Leave out the pictures, then reproduce the rest of the material exactly.

* START DATA *

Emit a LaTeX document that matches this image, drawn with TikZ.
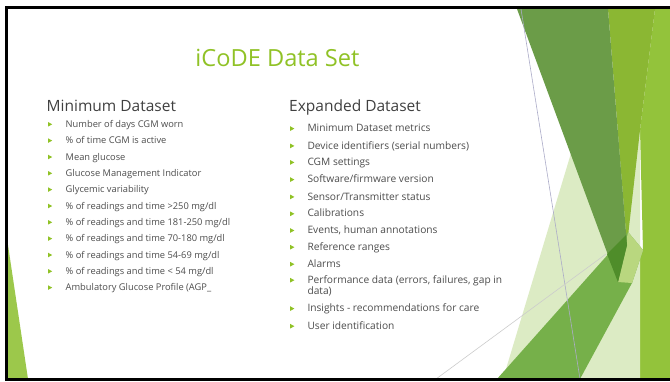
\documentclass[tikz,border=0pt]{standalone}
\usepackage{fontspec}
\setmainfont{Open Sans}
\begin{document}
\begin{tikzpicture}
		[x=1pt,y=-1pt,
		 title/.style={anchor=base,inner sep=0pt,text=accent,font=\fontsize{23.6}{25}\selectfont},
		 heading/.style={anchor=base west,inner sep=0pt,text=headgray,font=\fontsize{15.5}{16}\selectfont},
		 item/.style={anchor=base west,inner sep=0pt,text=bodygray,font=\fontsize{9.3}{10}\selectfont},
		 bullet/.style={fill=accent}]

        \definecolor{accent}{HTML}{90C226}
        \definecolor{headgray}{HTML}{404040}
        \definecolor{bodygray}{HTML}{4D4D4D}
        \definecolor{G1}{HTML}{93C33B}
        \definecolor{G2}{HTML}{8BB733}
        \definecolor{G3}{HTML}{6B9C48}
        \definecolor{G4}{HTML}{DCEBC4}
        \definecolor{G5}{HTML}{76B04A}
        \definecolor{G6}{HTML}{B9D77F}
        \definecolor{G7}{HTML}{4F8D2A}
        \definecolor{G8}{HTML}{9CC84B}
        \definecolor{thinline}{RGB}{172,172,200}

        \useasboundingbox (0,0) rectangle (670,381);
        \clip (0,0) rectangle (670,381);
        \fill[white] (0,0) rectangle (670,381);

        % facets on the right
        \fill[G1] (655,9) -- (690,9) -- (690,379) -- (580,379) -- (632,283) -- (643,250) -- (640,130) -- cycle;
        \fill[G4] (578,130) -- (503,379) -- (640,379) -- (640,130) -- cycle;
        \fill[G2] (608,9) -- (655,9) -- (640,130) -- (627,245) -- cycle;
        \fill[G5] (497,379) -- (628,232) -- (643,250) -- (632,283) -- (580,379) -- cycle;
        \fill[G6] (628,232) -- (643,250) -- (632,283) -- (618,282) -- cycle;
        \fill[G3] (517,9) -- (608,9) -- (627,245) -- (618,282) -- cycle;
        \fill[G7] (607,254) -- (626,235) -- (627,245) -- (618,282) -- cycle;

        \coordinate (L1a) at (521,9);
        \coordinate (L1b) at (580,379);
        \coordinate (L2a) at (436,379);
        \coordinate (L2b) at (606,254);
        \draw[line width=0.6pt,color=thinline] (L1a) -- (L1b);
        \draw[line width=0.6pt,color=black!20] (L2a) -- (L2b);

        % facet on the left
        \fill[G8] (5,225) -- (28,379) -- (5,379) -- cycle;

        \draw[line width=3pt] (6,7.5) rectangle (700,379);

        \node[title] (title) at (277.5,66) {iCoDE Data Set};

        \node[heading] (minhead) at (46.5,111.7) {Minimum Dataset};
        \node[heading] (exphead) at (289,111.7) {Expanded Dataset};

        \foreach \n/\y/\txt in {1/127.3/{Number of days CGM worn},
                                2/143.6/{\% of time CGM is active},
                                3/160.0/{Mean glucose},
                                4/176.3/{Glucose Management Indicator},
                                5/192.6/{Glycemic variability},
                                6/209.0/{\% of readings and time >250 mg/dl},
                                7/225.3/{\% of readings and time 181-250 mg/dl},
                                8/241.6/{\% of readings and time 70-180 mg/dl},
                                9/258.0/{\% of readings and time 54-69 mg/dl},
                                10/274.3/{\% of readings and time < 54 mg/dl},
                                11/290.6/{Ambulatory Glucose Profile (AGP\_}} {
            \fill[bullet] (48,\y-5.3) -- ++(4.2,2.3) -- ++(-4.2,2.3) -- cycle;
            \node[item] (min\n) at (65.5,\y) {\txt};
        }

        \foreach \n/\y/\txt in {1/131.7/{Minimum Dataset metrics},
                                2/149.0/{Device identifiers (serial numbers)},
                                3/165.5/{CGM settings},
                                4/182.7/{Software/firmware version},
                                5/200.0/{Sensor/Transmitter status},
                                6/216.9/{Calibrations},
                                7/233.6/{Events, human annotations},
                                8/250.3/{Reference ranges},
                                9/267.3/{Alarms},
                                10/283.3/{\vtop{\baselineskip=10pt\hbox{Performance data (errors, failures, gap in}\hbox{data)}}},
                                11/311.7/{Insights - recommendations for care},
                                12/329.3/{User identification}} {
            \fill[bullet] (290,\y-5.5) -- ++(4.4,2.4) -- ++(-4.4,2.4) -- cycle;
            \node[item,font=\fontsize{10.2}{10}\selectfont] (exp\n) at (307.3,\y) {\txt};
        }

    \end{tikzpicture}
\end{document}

* END DATA *

* CORRECT RESPONSE
Emit a LaTeX document that matches this image, drawn with TikZ.
\documentclass[tikz,border=0pt]{standalone}
\usepackage{fontspec}
\setmainfont{Open Sans}
\begin{document}
\begin{tikzpicture}
		[x=1pt,y=-1pt,
		 title/.style={anchor=base,inner sep=0pt,text=accent,font=\fontsize{23.6}{25}\selectfont},
		 heading/.style={anchor=base west,inner sep=0pt,text=headgray,font=\fontsize{15.5}{16}\selectfont},
		 item/.style={anchor=base west,inner sep=0pt,text=bodygray,font=\fontsize{9.3}{10}\selectfont},
		 bullet/.style={fill=accent}]

        \definecolor{accent}{HTML}{90C226}
        \definecolor{headgray}{HTML}{404040}
        \definecolor{bodygray}{HTML}{4D4D4D}
        \definecolor{G1}{HTML}{93C33B}
        \definecolor{G2}{HTML}{8BB733}
        \definecolor{G3}{HTML}{6B9C48}
        \definecolor{G4}{HTML}{DCEBC4}
        \definecolor{G5}{HTML}{76B04A}
        \definecolor{G6}{HTML}{B9D77F}
        \definecolor{G7}{HTML}{4F8D2A}
        \definecolor{G8}{HTML}{9CC84B}
        \definecolor{thinline}{RGB}{172,172,200}

        \useasboundingbox (0,0) rectangle (670,381);
        \clip (0,0) rectangle (670,381);
        \fill[white] (0,0) rectangle (670,381);

        % facets on the right
        \fill[G1] (655,9) -- (690,9) -- (690,379) -- (580,379) -- (632,283) -- (643,250) -- (640,130) -- cycle;
        \fill[G4] (578,130) -- (503,379) -- (640,379) -- (640,130) -- cycle;
        \fill[G2] (608,9) -- (655,9) -- (640,130) -- (627,245) -- cycle;
        \fill[G5] (497,379) -- (628,232) -- (643,250) -- (632,283) -- (580,379) -- cycle;
        \fill[G6] (628,232) -- (643,250) -- (632,283) -- (618,282) -- cycle;
        \fill[G3] (517,9) -- (608,9) -- (627,245) -- (618,282) -- cycle;
        \fill[G7] (607,254) -- (626,235) -- (627,245) -- (618,282) -- cycle;

        \coordinate (L1a) at (521,9);
        \coordinate (L1b) at (580,379);
        \coordinate (L2a) at (436,379);
        \coordinate (L2b) at (606,254);
        \draw[line width=0.6pt,color=thinline] (L1a) -- (L1b);
        \draw[line width=0.6pt,color=black!20] (L2a) -- (L2b);

        % facet on the left
        \fill[G8] (5,225) -- (28,379) -- (5,379) -- cycle;

        \draw[line width=3pt] (6,7.5) rectangle (700,379);

        \node[title] (title) at (277.5,66) {iCoDE Data Set};

        \node[heading] (minhead) at (46.5,111.7) {Minimum Dataset};
        \node[heading] (exphead) at (289,111.7) {Expanded Dataset};

        \foreach \n/\y/\txt in {1/127.3/{Number of days CGM worn},
                                2/143.6/{\% of time CGM is active},
                                3/160.0/{Mean glucose},
                                4/176.3/{Glucose Management Indicator},
                                5/192.6/{Glycemic variability},
                                6/209.0/{\% of readings and time >250 mg/dl},
                                7/225.3/{\% of readings and time 181-250 mg/dl},
                                8/241.6/{\% of readings and time 70-180 mg/dl},
                                9/258.0/{\% of readings and time 54-69 mg/dl},
                                10/274.3/{\% of readings and time < 54 mg/dl},
                                11/290.6/{Ambulatory Glucose Profile (AGP\_}} {
            \fill[bullet] (48,\y-5.3) -- ++(4.2,2.3) -- ++(-4.2,2.3) -- cycle;
            \node[item] (min\n) at (65.5,\y) {\txt};
        }

        \foreach \n/\y/\txt in {1/131.7/{Minimum Dataset metrics},
                                2/149.0/{Device identifiers (serial numbers)},
                                3/165.5/{CGM settings},
                                4/182.7/{Software/firmware version},
                                5/200.0/{Sensor/Transmitter status},
                                6/216.9/{Calibrations},
                                7/233.6/{Events, human annotations},
                                8/250.3/{Reference ranges},
                                9/267.3/{Alarms},
                                10/283.3/{\vtop{\baselineskip=10pt\hbox{Performance data (errors, failures, gap in}\hbox{data)}}},
                                11/311.7/{Insights - recommendations for care},
                                12/329.3/{User identification}} {
            \fill[bullet] (290,\y-5.5) -- ++(4.4,2.4) -- ++(-4.4,2.4) -- cycle;
            \node[item,font=\fontsize{10.2}{10}\selectfont] (exp\n) at (307.3,\y) {\txt};
        }

    \end{tikzpicture}
\end{document}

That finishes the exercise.